-- Start --
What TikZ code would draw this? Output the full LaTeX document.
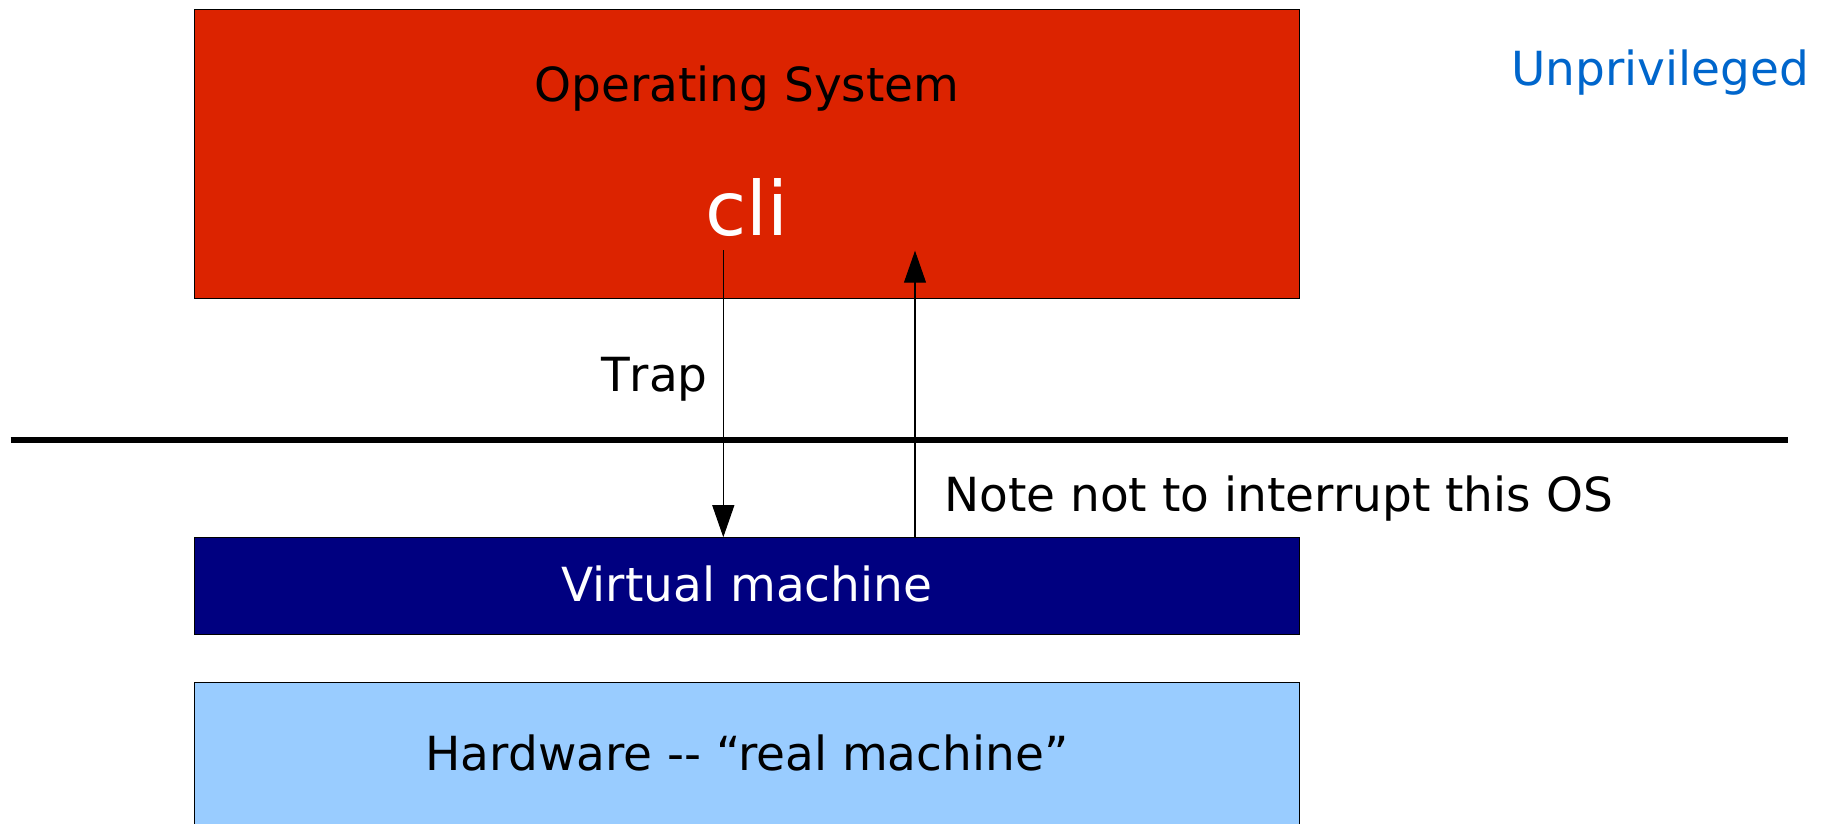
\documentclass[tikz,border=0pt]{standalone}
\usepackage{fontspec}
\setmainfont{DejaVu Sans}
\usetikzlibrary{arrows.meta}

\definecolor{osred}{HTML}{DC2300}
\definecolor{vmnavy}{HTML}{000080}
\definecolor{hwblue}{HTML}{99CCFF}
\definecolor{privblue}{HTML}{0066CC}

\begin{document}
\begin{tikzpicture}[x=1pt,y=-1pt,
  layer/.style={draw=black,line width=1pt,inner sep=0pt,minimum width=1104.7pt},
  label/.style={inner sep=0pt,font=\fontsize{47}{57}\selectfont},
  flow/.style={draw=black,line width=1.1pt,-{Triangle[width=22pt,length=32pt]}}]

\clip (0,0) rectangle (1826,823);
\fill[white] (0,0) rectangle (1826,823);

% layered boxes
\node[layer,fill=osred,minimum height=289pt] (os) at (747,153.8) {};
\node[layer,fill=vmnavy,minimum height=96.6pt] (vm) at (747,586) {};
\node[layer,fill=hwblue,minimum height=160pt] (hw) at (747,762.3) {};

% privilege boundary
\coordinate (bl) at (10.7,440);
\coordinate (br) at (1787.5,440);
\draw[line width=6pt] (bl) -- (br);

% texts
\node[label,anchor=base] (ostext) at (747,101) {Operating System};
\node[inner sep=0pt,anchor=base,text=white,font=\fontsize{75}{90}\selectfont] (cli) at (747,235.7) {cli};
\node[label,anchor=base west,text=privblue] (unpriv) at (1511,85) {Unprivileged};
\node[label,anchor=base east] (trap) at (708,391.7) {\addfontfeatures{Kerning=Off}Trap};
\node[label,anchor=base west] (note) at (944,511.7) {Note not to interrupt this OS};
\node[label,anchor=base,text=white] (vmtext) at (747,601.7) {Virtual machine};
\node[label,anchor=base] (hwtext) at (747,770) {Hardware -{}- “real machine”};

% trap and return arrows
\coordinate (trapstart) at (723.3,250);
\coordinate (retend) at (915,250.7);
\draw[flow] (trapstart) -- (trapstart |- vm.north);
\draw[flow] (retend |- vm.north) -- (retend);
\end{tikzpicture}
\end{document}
-- End --
* [STATED TASK]
Output an exact copy of the material, with the pictures removed.

* [SOLUTION BELOW]
What TikZ code would draw this? Output the full LaTeX document.
\documentclass[tikz,border=0pt]{standalone}
\usepackage{fontspec}
\setmainfont{DejaVu Sans}
\usetikzlibrary{arrows.meta}

\definecolor{osred}{HTML}{DC2300}
\definecolor{vmnavy}{HTML}{000080}
\definecolor{hwblue}{HTML}{99CCFF}
\definecolor{privblue}{HTML}{0066CC}

\begin{document}
\begin{tikzpicture}[x=1pt,y=-1pt,
  layer/.style={draw=black,line width=1pt,inner sep=0pt,minimum width=1104.7pt},
  label/.style={inner sep=0pt,font=\fontsize{47}{57}\selectfont},
  flow/.style={draw=black,line width=1.1pt,-{Triangle[width=22pt,length=32pt]}}]

\clip (0,0) rectangle (1826,823);
\fill[white] (0,0) rectangle (1826,823);

% layered boxes
\node[layer,fill=osred,minimum height=289pt] (os) at (747,153.8) {};
\node[layer,fill=vmnavy,minimum height=96.6pt] (vm) at (747,586) {};
\node[layer,fill=hwblue,minimum height=160pt] (hw) at (747,762.3) {};

% privilege boundary
\coordinate (bl) at (10.7,440);
\coordinate (br) at (1787.5,440);
\draw[line width=6pt] (bl) -- (br);

% texts
\node[label,anchor=base] (ostext) at (747,101) {Operating System};
\node[inner sep=0pt,anchor=base,text=white,font=\fontsize{75}{90}\selectfont] (cli) at (747,235.7) {cli};
\node[label,anchor=base west,text=privblue] (unpriv) at (1511,85) {Unprivileged};
\node[label,anchor=base east] (trap) at (708,391.7) {\addfontfeatures{Kerning=Off}Trap};
\node[label,anchor=base west] (note) at (944,511.7) {Note not to interrupt this OS};
\node[label,anchor=base,text=white] (vmtext) at (747,601.7) {Virtual machine};
\node[label,anchor=base] (hwtext) at (747,770) {Hardware -{}- “real machine”};

% trap and return arrows
\coordinate (trapstart) at (723.3,250);
\coordinate (retend) at (915,250.7);
\draw[flow] (trapstart) -- (trapstart |- vm.north);
\draw[flow] (retend |- vm.north) -- (retend);
\end{tikzpicture}
\end{document}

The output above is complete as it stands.